## Task description
Without the pictures, set down every line of the data exactly.

## Information supplied
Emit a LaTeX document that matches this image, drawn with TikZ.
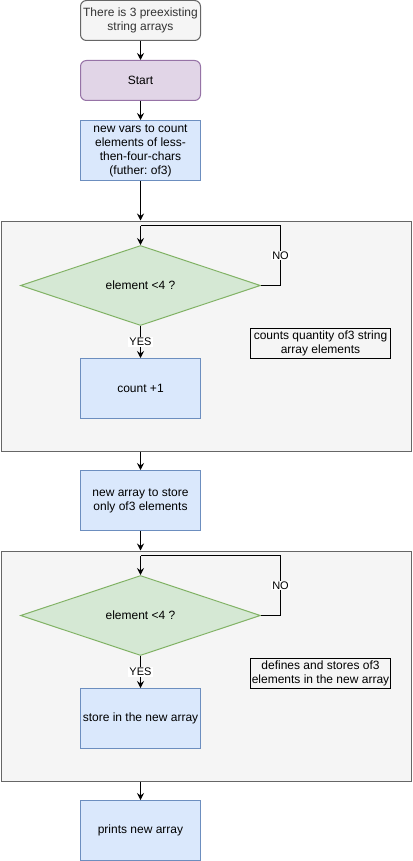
\documentclass[tikz,border=0pt]{standalone}
\usepackage{fontspec}
\setmainfont{Liberation Sans}
\frenchspacing
\usetikzlibrary{shapes.geometric,arrows.meta}
\definecolor{greyfill}{HTML}{F5F5F5}
\definecolor{greyline}{HTML}{666666}
\definecolor{purplefill}{HTML}{E1D5E7}
\definecolor{purpleline}{HTML}{9673A6}
\definecolor{bluefill}{HTML}{DAE8FC}
\definecolor{blueline}{HTML}{6C8EBF}
\definecolor{greenfill}{HTML}{D5E8D4}
\definecolor{greenline}{HTML}{82B366}
\tikzset{
  base/.style={inner sep=1pt, align=center, font=\fontsize{12}{14}\selectfont, line width=1pt},
  startbox/.style={base, rounded corners=6pt, minimum width=120pt, minimum height=40pt},
  stepbox/.style={base, draw=blueline, fill=bluefill, minimum width=120pt, minimum height=60pt},
  decision/.style={base, diamond, draw=greenline, fill=greenfill, minimum width=240pt, minimum height=80pt, inner sep=0pt},
  group/.style={draw=greyline, fill=greyfill, line width=1pt},
  note/.style={base, draw=black, minimum width=140pt, minimum height=30pt, inner sep=1pt},
  arr/.style={line width=1pt, -{Stealth[length=7pt,width=7pt,inset=2.5pt]}},
  edgelabel/.style={fill=white, inner sep=1pt, font=\fontsize{11}{13}\selectfont},
}
\begin{document}
\begin{tikzpicture}[x=1pt, y=-1pt]
\useasboundingbox (0,0) rectangle (412,861);

% group frames
\node[group, minimum width=410pt, minimum height=230pt, anchor=north west, inner sep=0pt] (c1) at (0.5,220.5) {};
\node[group, minimum width=410pt, minimum height=230pt, anchor=north west, inner sep=0pt] (c2) at (0.5,550.5) {};

% main column
\node[startbox, draw=greyline, fill=greyfill, text=black!80] (pre) at (140.5,20.5) {There is 3 preexisting\\string arrays};
\node[startbox, draw=purpleline, fill=purplefill] (start) at (140.5,80.5) {Start};
\node[stepbox] (vars) at (140.5,150.5) {new vars to count\\elements of less-\\then-four-chars\\(futher: of3)};

% first loop
\node[decision] (d1) at (140.5,285.5) {element \textless4 ?};
\node[stepbox] (cnt) at (140.5,388.5) {count +1};
\node[note] (n1) at (320.5,343.5) {counts quantity of3 string\\array elements};
\coordinate (l1) at (140.5,225.5);
\coordinate (r1) at (280.5,225.5);

\node[stepbox] (arr) at (140.5,500.5) {new array to store\\only of3 elements};

% second loop
\node[decision] (d2) at (140.5,615.5) {element \textless4 ?};
\node[stepbox] (store) at (140.5,718.5) {store in the new array};
\node[note] (n2) at (320.5,673.5) {defines and stores of3\\elements in the new array};
\coordinate (l2) at (140.5,555.5);
\coordinate (r2) at (280.5,555.5);

\node[stepbox] (print) at (140.5,830.5) {prints new array};

% connectors
\draw[arr] (pre) -- (start);
\draw[arr] (start) -- (vars);
\draw[arr] (vars.south) -- (vars.south |- c1.north);
\draw[line width=1pt] (d1.east) -| (r1) node[pos=0.75, edgelabel] {NO} -- (l1);
\draw[arr] (l1) -- (d1.north);
\draw[arr] (d1.south) -- (cnt.north) node[midway, edgelabel] {YES};
\draw[arr] (vars.south |- c1.south) -- (arr.north);
\draw[arr] (arr.south) -- (arr.south |- c2.north);
\draw[line width=1pt] (d2.east) -| (r2) node[pos=0.75, edgelabel] {NO} -- (l2);
\draw[arr] (l2) -- (d2.north);
\draw[arr] (d2.south) -- (store.north) node[midway, edgelabel] {YES};
\draw[arr] (arr.south |- c2.south) -- (print.north);
\end{tikzpicture}
\end{document}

## Expected answer
Emit a LaTeX document that matches this image, drawn with TikZ.
\documentclass[tikz,border=0pt]{standalone}
\usepackage{fontspec}
\setmainfont{Liberation Sans}
\frenchspacing
\usetikzlibrary{shapes.geometric,arrows.meta}
\definecolor{greyfill}{HTML}{F5F5F5}
\definecolor{greyline}{HTML}{666666}
\definecolor{purplefill}{HTML}{E1D5E7}
\definecolor{purpleline}{HTML}{9673A6}
\definecolor{bluefill}{HTML}{DAE8FC}
\definecolor{blueline}{HTML}{6C8EBF}
\definecolor{greenfill}{HTML}{D5E8D4}
\definecolor{greenline}{HTML}{82B366}
\tikzset{
  base/.style={inner sep=1pt, align=center, font=\fontsize{12}{14}\selectfont, line width=1pt},
  startbox/.style={base, rounded corners=6pt, minimum width=120pt, minimum height=40pt},
  stepbox/.style={base, draw=blueline, fill=bluefill, minimum width=120pt, minimum height=60pt},
  decision/.style={base, diamond, draw=greenline, fill=greenfill, minimum width=240pt, minimum height=80pt, inner sep=0pt},
  group/.style={draw=greyline, fill=greyfill, line width=1pt},
  note/.style={base, draw=black, minimum width=140pt, minimum height=30pt, inner sep=1pt},
  arr/.style={line width=1pt, -{Stealth[length=7pt,width=7pt,inset=2.5pt]}},
  edgelabel/.style={fill=white, inner sep=1pt, font=\fontsize{11}{13}\selectfont},
}
\begin{document}
\begin{tikzpicture}[x=1pt, y=-1pt]
\useasboundingbox (0,0) rectangle (412,861);

% group frames
\node[group, minimum width=410pt, minimum height=230pt, anchor=north west, inner sep=0pt] (c1) at (0.5,220.5) {};
\node[group, minimum width=410pt, minimum height=230pt, anchor=north west, inner sep=0pt] (c2) at (0.5,550.5) {};

% main column
\node[startbox, draw=greyline, fill=greyfill, text=black!80] (pre) at (140.5,20.5) {There is 3 preexisting\\string arrays};
\node[startbox, draw=purpleline, fill=purplefill] (start) at (140.5,80.5) {Start};
\node[stepbox] (vars) at (140.5,150.5) {new vars to count\\elements of less-\\then-four-chars\\(futher: of3)};

% first loop
\node[decision] (d1) at (140.5,285.5) {element \textless4 ?};
\node[stepbox] (cnt) at (140.5,388.5) {count +1};
\node[note] (n1) at (320.5,343.5) {counts quantity of3 string\\array elements};
\coordinate (l1) at (140.5,225.5);
\coordinate (r1) at (280.5,225.5);

\node[stepbox] (arr) at (140.5,500.5) {new array to store\\only of3 elements};

% second loop
\node[decision] (d2) at (140.5,615.5) {element \textless4 ?};
\node[stepbox] (store) at (140.5,718.5) {store in the new array};
\node[note] (n2) at (320.5,673.5) {defines and stores of3\\elements in the new array};
\coordinate (l2) at (140.5,555.5);
\coordinate (r2) at (280.5,555.5);

\node[stepbox] (print) at (140.5,830.5) {prints new array};

% connectors
\draw[arr] (pre) -- (start);
\draw[arr] (start) -- (vars);
\draw[arr] (vars.south) -- (vars.south |- c1.north);
\draw[line width=1pt] (d1.east) -| (r1) node[pos=0.75, edgelabel] {NO} -- (l1);
\draw[arr] (l1) -- (d1.north);
\draw[arr] (d1.south) -- (cnt.north) node[midway, edgelabel] {YES};
\draw[arr] (vars.south |- c1.south) -- (arr.north);
\draw[arr] (arr.south) -- (arr.south |- c2.north);
\draw[line width=1pt] (d2.east) -| (r2) node[pos=0.75, edgelabel] {NO} -- (l2);
\draw[arr] (l2) -- (d2.north);
\draw[arr] (d2.south) -- (store.north) node[midway, edgelabel] {YES};
\draw[arr] (arr.south |- c2.south) -- (print.north);
\end{tikzpicture}
\end{document}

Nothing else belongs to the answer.